添え物として生きる
【岸見一郎×パセリ】
パセリ
24歳女性。家電メーカーのカスタマーサポートセンターに勤務。極度にネガティブな性格。休日は常に1人で行動し、趣味のラーメン屋めぐりや読書、特技のイラストに没頭している。髪の毛が天然パーマであることも悩み。セロリと言い合いになることが多いが、その様子はほぼ夫婦漫才。
Twitterアカウント=@Paseri_BKY
パセリ 岸見先生、よろしくお願いします。『BAR 嫌われ野菜』にはいろんな野菜がいて大切な仲間ばかりなのですが、正直私が一番嫌われてると思ってます。彼らは少なくとも人の口に入る機会が多くて、その上で合わないとか嫌いだとかいう判断をされています。でも私に至っては、大概どんな料理でも隅っこに置かれているただの添え物です。口すらつけてもらえないままゴミ箱直行という場合もあります。そんなんで好きも嫌いも言ってくれるな!というのが正直な気持ちです。このまま添え物で生涯を終えるのかという不安があるんです。
岸見 誰にも食べてもらえないわけじゃないでしょう?
パセリ そうですね。でも、たとえばフライドポテトの上に細かく刻まれたパセリを見ますが、あれがポテトを食べた人の喜びになっているのかなと……。お情けで使っていただいているのかな、くらいに思っています。
岸見 僕、昔パセリを栽培していたよ。
パセリ えっ、本当ですか?
岸見 毎日収穫があって、大量に食べてたよ。
パセリ それはそのままパクパク食べるみたいな?
岸見 うん、美味しいと思って食べてた。
パセリ 本当ですか……初めて積極的に食べる方に出会いましたよ。私が言うのもなんですが、そんな人いるんですね。

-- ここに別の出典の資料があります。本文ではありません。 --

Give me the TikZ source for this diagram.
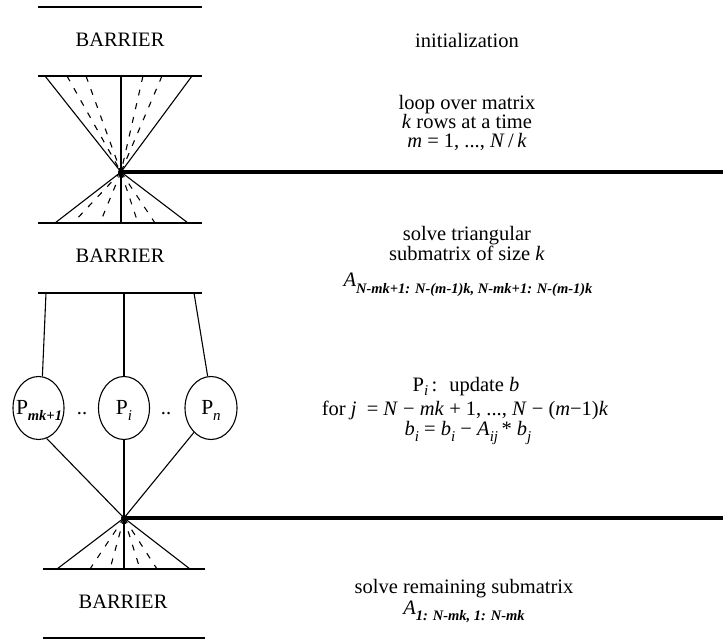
\documentclass[tikz,border=0pt]{standalone}
\usepackage{fontspec}
\setmainfont{Liberation Serif}
\usetikzlibrary{shapes.geometric}
\newcommand\lowsub[2][6pt]{\raisebox{-#1}{\fontsize{15}{15}\selectfont #2}}
\newcommand\bisub[2][7pt]{\raisebox{-#1}{\fontsize{14.5}{15}\selectfont\bfseries\itshape #2}}
\begin{document}
\begin{tikzpicture}[x=1pt,y=-1pt,
  thinln/.style={line width=1.1pt},
  dashln/.style={line width=1.1pt, dash pattern=on 6pt off 8pt},
  thickln/.style={line width=4.5pt},
  lbl/.style={font=\fontsize{20.5}{22}\selectfont, anchor=base, inner sep=0pt},
  plbl/.style={lbl, font=\fontsize{21.5}{22}\selectfont},
  proc/.style={draw, ellipse, line width=1.1pt, minimum width=51pt, minimum height=63pt, inner sep=0pt},
  hubdot/.style={circle, fill=black, inner sep=0pt, minimum size=6pt},
]
\useasboundingbox[fill=white] (0,0) rectangle (723,639);

% ---------- top barrier ----------
\draw[thinln] (38,7) -- (202,7);
\node[lbl] (bar1) at (120,47) {BARRIER};
\draw[thinln] (38,76) -- (202,76);

% hub 1
\node[hubdot] (hub1) at (121,172) {};
\coordinate (r1) at (723,172);
\draw[thickln] (hub1.center) -- (r1);

% top funnel
\foreach \x in {45,121,192} \draw[thinln] (\x,76) -- (hub1.center);
\foreach \x in {67,86,143,162} \draw[dashln] (\x,76) -- (hub1.center);
% lower funnel
\draw[thinln] (38,223) -- (202,223);
\foreach \x in {55,121,188} \draw[thinln] (hub1.center) -- (\x,223);
\foreach \x in {73,100,138,155} \draw[dashln] (hub1.center) -- (\x,223);

% ---------- second barrier ----------
\node[lbl] (bar2) at (120,262) {BARRIER};
\draw[thinln] (38,293) -- (202,293);

% processes
\node[proc] (p1) at (38.5,408) {};
\node[proc] (p2) at (124,408) {};
\node[proc, minimum width=52pt] (p3) at (211,408) {};
\node[plbl] at (39,414) {P\bisub[6pt]{mk+1}};
\node[plbl] at (124,414) {P\lowsub[6pt]{\itshape i}};
\node[plbl] at (211,414) {P\lowsub[6pt]{\itshape n}};
\node[lbl] (d1) at (82,414) {..};
\node[lbl] (d2) at (166,414) {..};

\draw[thinln] (46,293) -- (p1.83);
\draw[thinln] (124,293) -- (p2.north);
\draw[thinln] (194,293) -- (p3.96);

% hub 2
\node[hubdot] (hub2) at (124,518) {};
\coordinate (r2) at (723,518);
\draw[thickln] (hub2.center) -- (r2);
\draw[thinln] (p1.-75) -- (hub2.center);
\draw[thinln] (p2.south) -- (hub2.center);
\draw[thinln] (p3.-125) -- (hub2.center);

% bottom funnel
\draw[thinln] (43,569) -- (205,569);
\foreach \x in {57,124,190} \draw[thinln] (hub2.center) -- (\x,569);
\foreach \x in {90,110,140,157} \draw[dashln] (hub2.center) -- (\x,569);

% ---------- bottom barrier ----------
\node[lbl] (bar3) at (123,608) {BARRIER};
\draw[thinln] (43,638) -- (205,638);

% ---------- right-hand texts ----------
\node[lbl] (t1) at (467,48) {initialization};
\node[lbl] (t2) at (467,110) {loop over matrix};
\node[lbl] (t3) at (467,129) {\textit{k} rows at a time};
\node[lbl] (t4) at (467,148) {\textit{m} = 1, ..., \textit{N}\,/\,\textit{k}};

\node[lbl] (t5) at (467,241) {solve triangular};
\node[lbl] (t6) at (467,261) {submatrix of size \textit{k}};
\node[lbl] (t7) at (468,286) {\textit{A}\bisub{N-mk+1: N-(m-1)k, N-mk+1: N-(m-1)k}};

\node[lbl] (t8) at (466,391) {P\lowsub[4pt]{\itshape i}\,: \ update \textit{b}};
\node[lbl] (t9) at (465,415) {for \textit{j} \ = \textit{N} − \textit{mk} + 1, ..., \textit{N} − (\textit{m}−1)\textit{k}};
\node[lbl] (t10) at (468,435) {\textit{b}\lowsub{\itshape i} = \textit{b}\lowsub{\itshape i} − \textit{A}\lowsub{\itshape ij}\,* \textit{b}\lowsub{\itshape j}};

\node[lbl] (t11) at (464,593) {solve remaining submatrix};
\node[lbl] (t12) at (464,614) {\textit{A}\bisub[6pt]{1: N-mk, 1: N-mk}};
\end{tikzpicture}
\end{document}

岸見 たしかに家族は「なんで食べるの?」とは言ってたけど(笑)。美味しいから食べてたなあ。そういう人が1人いるだけじゃダメ? いるという事実を知ることでもダメですか?
パセリ そうですね。もちろん1人でも評価されるのは嬉しいんですけど、ジャガイモとか人気の野菜がいるので、隣の芝生は青いといいますか……やっぱりみんなに好かれたいという気持ちはありますね。
岸見 でも、他の野菜にはなれないという事実を受け入れるしかない。
パセリ そうですね、なれないですね……。